As most naturalists do, I like to stop for at least a few moments on anniversaries of particular scientific significance in order to acknowledge and contemplate what or who that anniversary commemorates and where we would be had that thing not happened or that person not been born. Such a day is 12 February, the date on which Charles Robert Darwin, FRS FRGS FLS FZS was born.

And as I’m a rather bookish sort – as I’m sure you’ve noticed – I find it most appropriate on such days as this to open up and read at least a bit from one of the many works through which Darwin conveyed to the world his many discoveries, as well as his at least as numerous questions, about the natural world he dedicated his life to trying to understand.

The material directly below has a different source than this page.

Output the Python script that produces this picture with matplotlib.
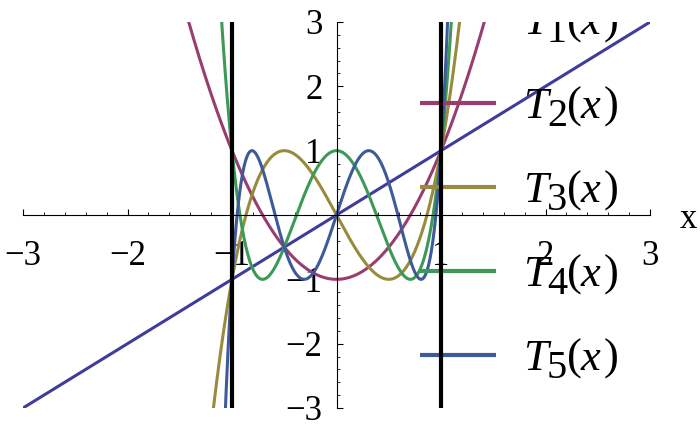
import numpy as np
import matplotlib
matplotlib.use("Agg")
import matplotlib.pyplot as plt
from numpy.polynomial import polynomial as P

# Chebyshev polynomials T1..T5 (power-series coefficients, lowest order first)
names = ["1", "2", "3", "4", "5"]
coef_T1 = [0, 1]
coef_T2 = [-1, 0, 2]
coef_T3 = [0, -3, 0, 4]
coef_T4 = [1, 0, -8, 0, 8]
coef_T5 = [0, 5, 0, -20, 0, 16]
coefs = [coef_T1, coef_T2, coef_T3, coef_T4, coef_T5]
colors = [(0.2472, 0.24, 0.6), (0.6, 0.24, 0.442893), (0.6, 0.547014, 0.24),
          (0.24, 0.6, 0.33692), (0.24, 0.353173, 0.6)]
vlines_x = [-1, 1]
x_range = [-3, 3]
y_range = [-3, 3]
x_ticks = [-3, -2, -1, 1, 2, 3]
y_ticks = [-3, -2, -1, 1, 2, 3]

SERIF = "Liberation Serif"

fig = plt.figure(figsize=(7, 4.33), dpi=100)
W, H = 700, 433
ax = fig.add_axes([23 / W, 1 - 408 / H, 627 / W, 386 / H])
ax.set_xlim(*x_range)
ax.set_ylim(*y_range)
ax.set_axisbelow(True)

xs = np.linspace(x_range[0], x_range[1], 3001)
for c, col in zip(coefs, colors):
    ax.plot(xs, P.polyval(xs, c), color=col, lw=2.2, zorder=2, solid_capstyle="butt")

for xv in vlines_x:
    ax.axvline(xv, color="black", lw=3.0, zorder=10)

# axes through origin
for s in ["top", "right"]:
    ax.spines[s].set_visible(False)
ax.spines["bottom"].set_position(("data", 0))
ax.spines["left"].set_position(("data", 0))
for s in ["bottom", "left"]:
    ax.spines[s].set_linewidth(0.8)

ax.set_xticks(x_ticks)
ax.set_yticks(y_ticks)
ax.set_xticks(np.round(np.arange(-3, 3.01, 0.2), 2), minor=True)
ax.set_yticks(np.round(np.arange(-3, 3.01, 0.2), 2), minor=True)
fmt = lambda v: ("\u2212" + str(abs(v))) if v < 0 else str(v)
ax.set_xticklabels([fmt(v) for v in x_ticks], fontfamily=SERIF, fontsize=25)
ax.set_yticklabels([fmt(v) for v in y_ticks], fontfamily=SERIF, fontsize=25)
ax.tick_params(which="major", direction="in", length=4, width=0.8)
ax.tick_params(which="minor", direction="in", length=2.5, width=0.6)
ax.tick_params(axis="x", which="major", pad=18)
ax.tick_params(axis="y", which="major", pad=10)

fig.text(680 / W, 1 - 219 / H, "x", fontfamily=SERIF, fontsize=25, va="center", ha="left")

# legend, clipped to the plot area
leg_x0, leg_x1 = (420 - 23) / 627, (496 - 23) / 627
text_x = (523 - 23) / 627
row0 = (408 - 19) / 386
row_step = 84 / 386
pts = 72 / 100  # px -> pt
for i, (nm, col) in enumerate(zip(names, colors)):
    yf = row0 - i * row_step
    ln, = ax.plot([leg_x0, leg_x1], [yf, yf], transform=ax.transAxes, color=col,
                  lw=3.0, zorder=5, solid_capstyle="butt")
    ln.set_clip_path(ax.patch)
    pieces = [("T", "italic", 32, 0, 0), (nm, "normal", 29, 24, -8),
              ("(", "normal", 32, 44, 0), ("x", "italic", 32, 58, 0),
              (")", "normal", 32, 81, 0)]
    for txt, style, fs, dx, dy in pieces:
        t = ax.annotate(txt, xy=(text_x, yf), xycoords="axes fraction",
                        xytext=(dx * pts, (-15 + dy) * pts), textcoords="offset points",
                        fontfamily=SERIF, fontstyle=style, fontsize=fs,
                        ha="left", va="baseline", zorder=6, annotation_clip=False)
        t.set_clip_path(ax.patch)

fig.savefig("out.png", dpi=100)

For ease of accessibility, I generally take down my copy of From So Simple a Beginning, the E. O. Wilson edited volume of four of Darwin’s best known books – Voyage of the H.M.S. Beagle (1845), The Origin of Species (1859), The Descent of Man (1871), and The Expression of Emotions in Man and Animals (1872) – published together under one cover by W.W. Norton in 2010.

However as I’ve also acquired over the years a few volumes of the magnificent New York University Press published twenty-nine volume set of Darwin’s complete works, some years see me with one of his lesser well known works in my hands as I drift off into blissful and most heartily grateful contemplation of his life and ideas.